For the FJR and Super Tenere, only one brake caliper needs to be removed. Make it the right side caliper and check the brake pads. Because the right inboard is linked to the rear, it wears far faster than the other 3 pads. This is shown in your 12th photo.

So to that photo, my suggestion is to add:
Swap the thinnest pad with the thickest while the wheel is off.
Thanks!

Dallara said:
Just curious... Are you trying to say that only the inboard pistons and pad on the front right brake caliper are the ones linked to the rear brake on the Super Tenere?
...
Sure seems to me that all the front brake pistons and their respective pads are "linked" to the rear brake through the ABS junction/pump/control unit.

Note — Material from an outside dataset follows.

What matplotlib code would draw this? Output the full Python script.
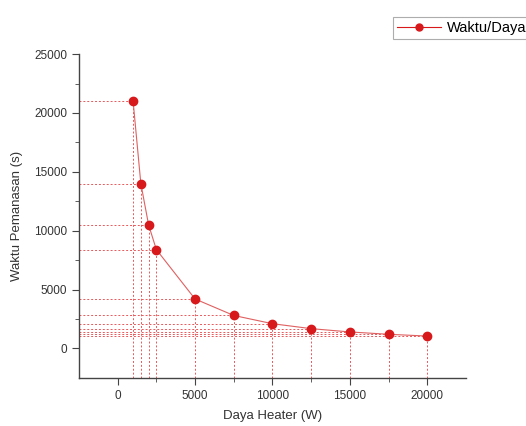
import numpy as np
import matplotlib
matplotlib.use('Agg')
import matplotlib.pyplot as plt

plt.rcParams['font.family'] = ['Liberation Sans', 'DejaVu Sans']

#Data section ---------------------------------------------
daya = [1000, 1500, 2000, 2500, 5000, 7500, 10000, 12500, 15000, 17500, 20000]
waktu = [21000, 14000, 10500, 8400, 4200, 2800, 2100, 1680, 1400, 1200, 1050]

#Plot section ---------------------------------------------
fig = plt.figure(figsize=(5.26, 4.26), dpi=100)
ax1 = fig.add_axes([0.150, 0.113, 0.736, 0.760])

xmin, ymin = -2500, -2500
red = '#d7191c'
for x, y in zip(daya, waktu):
    ax1.plot([xmin, x], [y, y], '--', dashes=(2, 2), color='#e8585a', linewidth=0.7, zorder=1)
    ax1.plot([x, x], [ymin, y], '--', dashes=(2, 2), color='#e8585a', linewidth=0.7, zorder=1)

ax1.plot(daya, waktu, '-', color='#e06060', linewidth=0.8, zorder=2)
ax1.plot(daya, waktu, 'o', color=red, markersize=6, zorder=3)
# legend handle
ax1.plot([], [], '-o', color=red, markersize=5, linewidth=0.8, label='Waktu/Daya')

ax1.set_xlim(xmin, 22500)
ax1.set_ylim(ymin, 25000)
ax1.set_xticks([0, 5000, 10000, 15000, 20000])
ax1.set_xticks([2500, 7500, 12500, 17500], minor=True)
ax1.set_yticks([0, 5000, 10000, 15000, 20000, 25000])
ax1.set_yticks([2500, 7500, 12500, 17500, 22500], minor=True)
ax1.spines['top'].set_visible(False)
ax1.spines['right'].set_visible(False)
for s in ['left', 'bottom']:
    ax1.spines[s].set_color('#444444')
    ax1.spines[s].set_linewidth(1.0)
ax1.tick_params(which='major', direction='out', length=5, color='#444444', labelsize=8.5, labelcolor='#333333')
ax1.tick_params(which='minor', direction='out', length=3, color='#444444')

ax1.set_xlabel('Daya Heater (W)', fontsize=9.5, color='#333333', labelpad=6)
ax1.set_ylabel('Waktu Pemanasan (s)', fontsize=9.5, color='#333333', labelpad=8)

leg = fig.legend(loc='upper left', bbox_to_anchor=(0.733, 0.978), fontsize=10.5,
                 frameon=True, fancybox=False, handlelength=3.0, borderpad=0.3,
                 handletextpad=0.4)
leg.get_frame().set_edgecolor('#999999')
leg.get_frame().set_linewidth(0.8)

plt.savefig('out.png', dpi=100)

True on the Tenere that all the front pistons are hydraulically linked, versus the specific side of the right caliper in the FJR. So the reasons are different and my bad for citing them in making a too-quick post.


However, the context remains that uneven wear is common on most disc brakes and the tire change is an opportunity to even it out. Each of the Tenere front tires I've changed has exposed a more worn inboard front right brake pad, as shown in the Photo on page 1 of this thread, and copied below:



I use a 5,000 mile schedule for checks and oil changes, which includes cleaning & re-lubing the caliper pins. It's made zero difference for uneven brake pad wear on the Tenere. One pad wears quicker than the other three and it's always been the inboard right.

A lot of owners here come fromt he FJR or ST1300. The FJR right front has the linked rear and wears faster, while my old boss and the other ST1300 owners experience the same on their left front.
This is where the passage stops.